Há quem aposte que não apenas o Ministério Público mas também a Polícia Federal tornaram-se ao longo do tempo instituições tão fortes e independentes que conseguiram alcançar uma dinâmica na rotina dos seus trabalhos e investigações que independe da vontade e dos posicionamentos de quem estiver em seu comando. Há quem aposte que não. Fustigado depois de virar ele mesmo alvo das investigações tanto do Ministério Público quanto da Polícia Federal, o presidente Michel Temer conseguiu primeiro mudar o comando do Ministério Público, trocando Rodrigo Janot ao final do seu mandato por Rachel Dodge. Agora, muda também a cabeça da Polícia Federal, tirando Leandro Daiello e entronizando Fernando Segóvia. Inicia-se assim a prova dos nove das duas instituições: de que forma prosseguirão seus trabalhos a partir de agora?
Por sua própria gênese, o Ministério Público já deveria ser mais independente que a Polícia Federal. Criado na Constituição de 1988, trata-se quase de um quarto poder. Uma instituição destinada a olhar pelo interesse da sociedade desvinculada dos três outros poderes. O presidente da República, porém, tem com relação a ela um trunfo: é ele quem escolhe o procurador-geral da República, o chefe da instituição.
Depois do “engavetador geral da República” Geraldo Brindeiro, o comandante na época de Fernando Henrique Cardoso, nenhum outro presidente foi capaz de emplacar na Procuradoria Geral da República outro chefe capaz de arquivar os processos que não interessavam ao governo.
Veio o mensalão no governo Luiz Inácio Lula da Silva. O petrolão no governo Dilma Rousseff. E todos os desdobramentos da Lava-Jato. Michel Temer tenta levantar a tese de que, com Rodrigo Janot, a Procuradoria tenha virado o pêndulo na direção oposta da de Brindeiro: se ele engavetava o que não interessava a Fernando Henrique, Janot, na versão de Temer, teria orientado o Ministério Público a deliberadamente abrir fogo contra ele, engendrando uma trama para derrubá-lo.
Dona de uma carreira importante e de uma reputação, talvez Rachel Dodge não seja uma pessoa interessada em usar seu posto numa defesa incondicional dos interesses de Temer. Em alguns momentos, até já deu continuidade a investigações e processos que prejudicam o PMDB, algo que certamente não interessa ao presidente. Até onde irá, será preciso agora observar.

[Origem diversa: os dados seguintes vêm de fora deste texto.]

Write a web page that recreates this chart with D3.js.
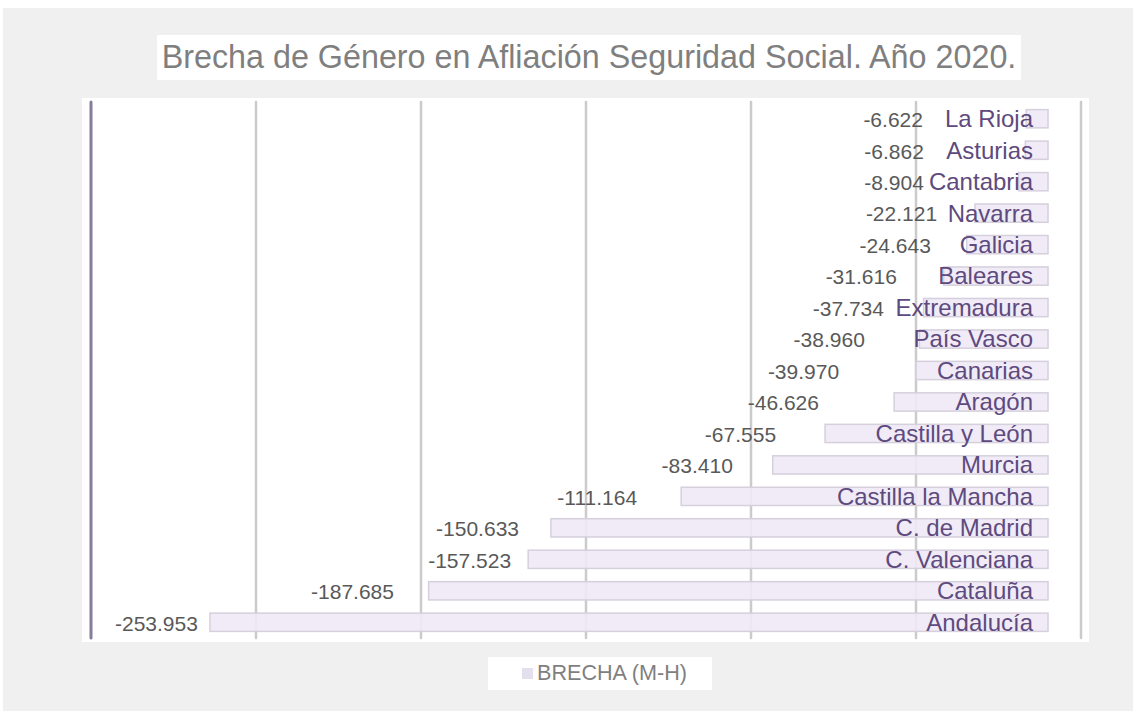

Já a Polícia Federal não tem a mesma independência na sua gênese. Trata-se de uma instituição do Poder Executivo, diretamente vinculada ao Ministério da Justiça. Embora, porém, o ministro da Justiça seja o chefe da Polícia Federal, ao longo do tempo ela também foi ganhando uma estrutura e uma independência fortes. Em várias ocasiões, ficou claro que o ministro não era previamente informado nem acompanhava as investigações. Foi muitas vezes pego de surpresa, e não conseguiu interferir. A corporação também ganhou força suficiente para denunciar ordens eventuais que claramente vierem a direcionar ou impedir determinadas ações ou investigações.
De mesma forma que Dodge, Segóvia tem também sua carreira e sua reputação. É preciso ver se irá querer comprometê-la numa atitude explícita de defesa do presidente. Ao tomar posse, enviou sinais trocados. Buscando transmitir tranquilidade, disse que os processos e investigações que envolvem diretamente Temer prosseguirão na Polícia Federal. Mas, ao mesmo tempo, fez críticas à investigação da delação de Joesley Batista, dizendo que ela teria sido célere demais, por imposição do Ministério Público. Ou seja: ratificou a tese de Temer de que Janot teria corrido para tentar pegá-lo. Que o flagrante da mala de dinheiro com o ex-deputado Rodrigo Rocha Loures não seria prova suficiente para concluir pelo envolvimento de Temer.
Fica tudo dependendo de quem de fato age ou agiu politicamente: Janot para incriminar Temer ou quem agora prega maior cuidado para evitar provas ineptas ou conclusões que não se sustentam? Os próximos dias é que dirão se produzimos realmente instituições fortes com dinâmica que independe da cabeça de comando ou não.